=== The exercise ===
The data below should be restated word for word, with every picture omitted.
────────────────────
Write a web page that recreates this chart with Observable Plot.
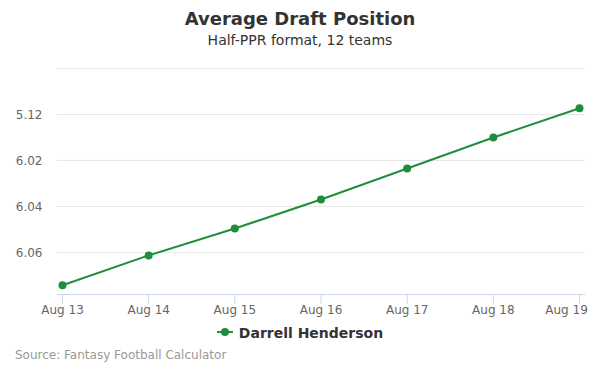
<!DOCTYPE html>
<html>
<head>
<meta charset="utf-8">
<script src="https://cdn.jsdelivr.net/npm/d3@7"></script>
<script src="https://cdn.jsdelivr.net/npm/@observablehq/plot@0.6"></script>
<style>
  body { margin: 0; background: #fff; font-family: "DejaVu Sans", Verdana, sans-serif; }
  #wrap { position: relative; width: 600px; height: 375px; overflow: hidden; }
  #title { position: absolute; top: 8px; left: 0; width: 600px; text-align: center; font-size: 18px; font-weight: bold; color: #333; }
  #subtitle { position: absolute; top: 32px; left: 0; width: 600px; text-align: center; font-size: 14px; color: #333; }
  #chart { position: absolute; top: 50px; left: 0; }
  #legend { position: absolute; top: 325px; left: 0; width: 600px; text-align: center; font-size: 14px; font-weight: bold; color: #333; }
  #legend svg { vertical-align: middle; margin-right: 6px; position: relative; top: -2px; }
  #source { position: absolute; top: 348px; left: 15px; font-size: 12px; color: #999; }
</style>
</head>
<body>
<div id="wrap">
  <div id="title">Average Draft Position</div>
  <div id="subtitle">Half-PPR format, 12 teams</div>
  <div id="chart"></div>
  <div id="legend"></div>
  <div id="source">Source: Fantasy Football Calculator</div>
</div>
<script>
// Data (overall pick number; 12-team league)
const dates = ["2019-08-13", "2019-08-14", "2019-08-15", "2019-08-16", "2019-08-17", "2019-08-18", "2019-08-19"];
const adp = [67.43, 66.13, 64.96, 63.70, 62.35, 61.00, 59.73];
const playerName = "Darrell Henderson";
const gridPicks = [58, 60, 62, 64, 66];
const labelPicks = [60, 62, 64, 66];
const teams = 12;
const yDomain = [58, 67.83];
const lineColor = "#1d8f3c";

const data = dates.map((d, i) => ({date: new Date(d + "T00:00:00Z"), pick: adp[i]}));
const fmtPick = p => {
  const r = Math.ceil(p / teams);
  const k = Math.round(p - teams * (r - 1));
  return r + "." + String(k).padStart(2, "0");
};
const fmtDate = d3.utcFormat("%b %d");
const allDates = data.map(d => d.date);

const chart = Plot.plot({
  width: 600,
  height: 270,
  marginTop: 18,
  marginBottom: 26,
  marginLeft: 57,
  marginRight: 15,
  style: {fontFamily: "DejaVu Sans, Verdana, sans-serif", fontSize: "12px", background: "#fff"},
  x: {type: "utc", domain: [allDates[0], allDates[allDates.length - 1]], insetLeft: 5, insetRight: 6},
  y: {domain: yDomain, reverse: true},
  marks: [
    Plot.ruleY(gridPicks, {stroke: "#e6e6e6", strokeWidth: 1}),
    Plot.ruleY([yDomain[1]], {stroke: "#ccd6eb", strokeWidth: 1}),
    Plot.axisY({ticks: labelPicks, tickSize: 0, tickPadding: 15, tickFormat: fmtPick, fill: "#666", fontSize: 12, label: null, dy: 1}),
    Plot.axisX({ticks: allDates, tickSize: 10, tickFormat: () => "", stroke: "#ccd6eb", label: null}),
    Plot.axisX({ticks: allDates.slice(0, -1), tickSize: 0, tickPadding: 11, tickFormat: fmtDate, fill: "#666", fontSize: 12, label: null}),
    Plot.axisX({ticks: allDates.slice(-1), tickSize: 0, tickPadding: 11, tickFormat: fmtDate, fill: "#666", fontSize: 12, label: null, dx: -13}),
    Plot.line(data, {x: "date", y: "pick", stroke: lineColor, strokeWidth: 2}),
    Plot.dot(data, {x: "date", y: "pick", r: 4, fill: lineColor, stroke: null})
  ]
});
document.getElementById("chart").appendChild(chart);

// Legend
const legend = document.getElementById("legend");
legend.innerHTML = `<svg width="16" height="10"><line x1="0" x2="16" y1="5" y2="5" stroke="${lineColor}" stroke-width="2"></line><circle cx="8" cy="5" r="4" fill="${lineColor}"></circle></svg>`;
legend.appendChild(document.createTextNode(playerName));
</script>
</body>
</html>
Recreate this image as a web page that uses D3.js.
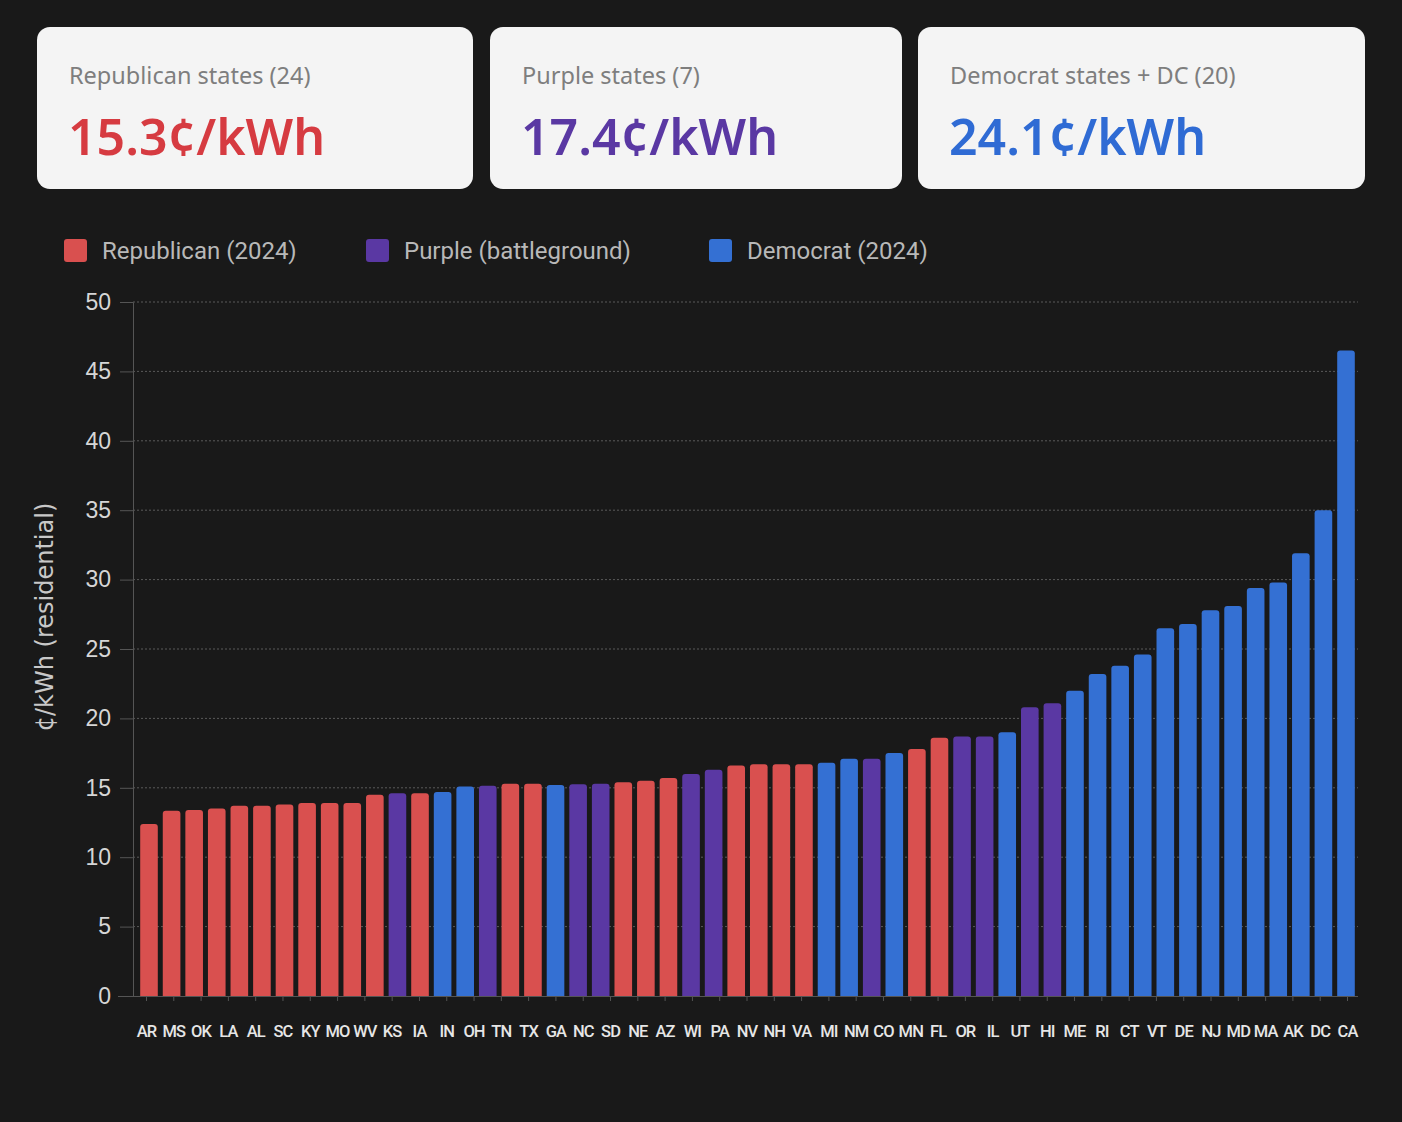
────────────────────
=== Exercise response ===
Write a web page that recreates this chart with Observable Plot.
<!DOCTYPE html>
<html>
<head>
<meta charset="utf-8">
<script src="https://cdn.jsdelivr.net/npm/d3@7"></script>
<script src="https://cdn.jsdelivr.net/npm/@observablehq/plot@0.6"></script>
<style>
  body { margin: 0; background: #fff; font-family: "DejaVu Sans", Verdana, sans-serif; }
  #wrap { position: relative; width: 600px; height: 375px; overflow: hidden; }
  #title { position: absolute; top: 8px; left: 0; width: 600px; text-align: center; font-size: 18px; font-weight: bold; color: #333; }
  #subtitle { position: absolute; top: 32px; left: 0; width: 600px; text-align: center; font-size: 14px; color: #333; }
  #chart { position: absolute; top: 50px; left: 0; }
  #legend { position: absolute; top: 325px; left: 0; width: 600px; text-align: center; font-size: 14px; font-weight: bold; color: #333; }
  #legend svg { vertical-align: middle; margin-right: 6px; position: relative; top: -2px; }
  #source { position: absolute; top: 348px; left: 15px; font-size: 12px; color: #999; }
</style>
</head>
<body>
<div id="wrap">
  <div id="title">Average Draft Position</div>
  <div id="subtitle">Half-PPR format, 12 teams</div>
  <div id="chart"></div>
  <div id="legend"></div>
  <div id="source">Source: Fantasy Football Calculator</div>
</div>
<script>
// Data (overall pick number; 12-team league)
const dates = ["2019-08-13", "2019-08-14", "2019-08-15", "2019-08-16", "2019-08-17", "2019-08-18", "2019-08-19"];
const adp = [67.43, 66.13, 64.96, 63.70, 62.35, 61.00, 59.73];
const playerName = "Darrell Henderson";
const gridPicks = [58, 60, 62, 64, 66];
const labelPicks = [60, 62, 64, 66];
const teams = 12;
const yDomain = [58, 67.83];
const lineColor = "#1d8f3c";

const data = dates.map((d, i) => ({date: new Date(d + "T00:00:00Z"), pick: adp[i]}));
const fmtPick = p => {
  const r = Math.ceil(p / teams);
  const k = Math.round(p - teams * (r - 1));
  return r + "." + String(k).padStart(2, "0");
};
const fmtDate = d3.utcFormat("%b %d");
const allDates = data.map(d => d.date);

const chart = Plot.plot({
  width: 600,
  height: 270,
  marginTop: 18,
  marginBottom: 26,
  marginLeft: 57,
  marginRight: 15,
  style: {fontFamily: "DejaVu Sans, Verdana, sans-serif", fontSize: "12px", background: "#fff"},
  x: {type: "utc", domain: [allDates[0], allDates[allDates.length - 1]], insetLeft: 5, insetRight: 6},
  y: {domain: yDomain, reverse: true},
  marks: [
    Plot.ruleY(gridPicks, {stroke: "#e6e6e6", strokeWidth: 1}),
    Plot.ruleY([yDomain[1]], {stroke: "#ccd6eb", strokeWidth: 1}),
    Plot.axisY({ticks: labelPicks, tickSize: 0, tickPadding: 15, tickFormat: fmtPick, fill: "#666", fontSize: 12, label: null, dy: 1}),
    Plot.axisX({ticks: allDates, tickSize: 10, tickFormat: () => "", stroke: "#ccd6eb", label: null}),
    Plot.axisX({ticks: allDates.slice(0, -1), tickSize: 0, tickPadding: 11, tickFormat: fmtDate, fill: "#666", fontSize: 12, label: null}),
    Plot.axisX({ticks: allDates.slice(-1), tickSize: 0, tickPadding: 11, tickFormat: fmtDate, fill: "#666", fontSize: 12, label: null, dx: -13}),
    Plot.line(data, {x: "date", y: "pick", stroke: lineColor, strokeWidth: 2}),
    Plot.dot(data, {x: "date", y: "pick", r: 4, fill: lineColor, stroke: null})
  ]
});
document.getElementById("chart").appendChild(chart);

// Legend
const legend = document.getElementById("legend");
legend.innerHTML = `<svg width="16" height="10"><line x1="0" x2="16" y1="5" y2="5" stroke="${lineColor}" stroke-width="2"></line><circle cx="8" cy="5" r="4" fill="${lineColor}"></circle></svg>`;
legend.appendChild(document.createTextNode(playerName));
</script>
</body>
</html>
Recreate this image as a web page that uses D3.js.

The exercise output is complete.